Operations June 28, 2024

Why Warehouse Robots Keep Getting Lost

By Aaliyah Washington

Autonomous mobile robot stopped in a warehouse aisle blocked by a misplaced pallet

Here is the thing nobody says during the pilot: every AMR deployment we have been part of worked great the first week. The warehouse was staged for the demo. Pallets in their marked positions. Forklifts on predictable routes. Pick density low enough that the aisles stayed clear. The robot hit every slot on time and the operations manager was happy.

Then the facility went back to normal operations. Pallets migrated six inches from their marked spots. A seasonal pallet flow change moved an entire staging area. A new hire parked a cart in aisle 7 every morning at 7 AM. Within two weeks, the average mission completion rate had dropped from 94% to 71%, and the maintenance team was spending 40 minutes per shift manually clearing robot stalls.

We have seen this exact pattern more than once. It is not a hardware problem. It is not even primarily a software problem. It is a map problem — and the map problem is more fundamental than most people realize.

What "Getting Lost" Actually Means

When an AMR stalls in an unexpected location, operators typically describe it as the robot "getting confused" or "losing its position." The localization framing is misleading. In most modern AMR deployments, the robot knows exactly where it is — AMCL or a similar Monte Carlo localization algorithm is maintaining a reasonably accurate pose estimate against the base occupancy map. The robot is not lost in the GPS sense.

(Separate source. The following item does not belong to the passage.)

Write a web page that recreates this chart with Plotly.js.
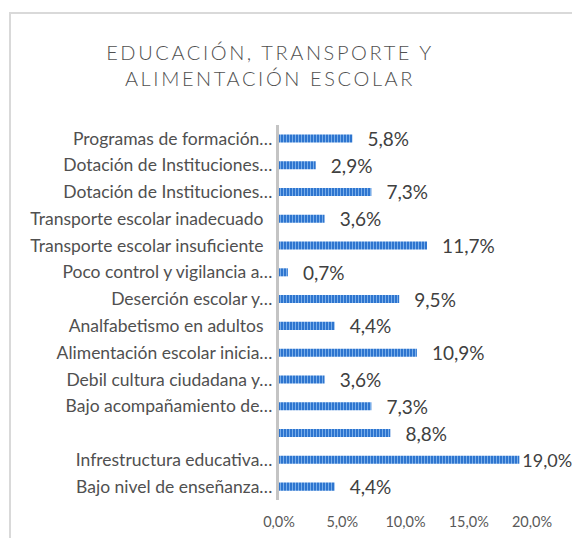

What has actually happened is that the robot's occupancy grid — the representation of the world it is navigating against — no longer matches the world that exists. The static occupancy grid was built during initial SLAM mapping and records the facility as it was on mapping day. Every pallet that has moved since then, every temporary partition, every cart parked in a new spot exists in the real world but not in the robot's map. From the planner's perspective, the path ahead is clear. From the robot's sensor readings, there is something in the way.

The costmap2D layer in Nav2 handles this with an obstacle inflation radius — it marks detected obstacles in the local costmap and tries to route around them. This works reasonably well for genuinely transient obstacles. Where it breaks down is when obstacles are semi-permanent (that staging pallet has been there for six weeks, but it never made it into the static map), densely clustered (three obstacles within a two-meter aisle segment), or moving (a forklift reversing at low speed in the same corridor the robot is trying to traverse).

The resulting behavior from the robot's perspective is a series of plan failures, recovery behaviors, and eventual stall — which looks to the operator like the robot "got lost."

The Map Debt Problem

In the facilities we have worked in directly, the operational cost of maintaining a static map is routinely underestimated before deployment. The initial SLAM mapping session gets scheduled, completed, and the resulting map gets loaded into the fleet management system. Then the facility changes, as facilities do.

A mid-sized ambient fulfillment center — say 150,000 square feet with 18 AMRs — will typically have 8 to 12 meaningful layout changes per month during normal operations: seasonal product flow reconfigurations, new storage locations for velocity items, temporary overflow staging from receiving. Each of these changes creates delta between the map and reality. Depending on where the change falls relative to the robot's regular paths, the impact ranges from a slight increase in replanning frequency to a complete aisle becoming unnavigable.

Correcting this requires bringing a robot offline, running a new SLAM session in that zone, validating the updated map segment, merging it into the fleet map, and reloading across all robots. At most operations we have seen, a thorough map update takes between 2 and 4 hours of engineering time including validation. Do it once a month and it is a manageable overhead. Do it every time a forklift driver moves a pallet to a slightly different spot — which is every shift — and it is operationally impossible.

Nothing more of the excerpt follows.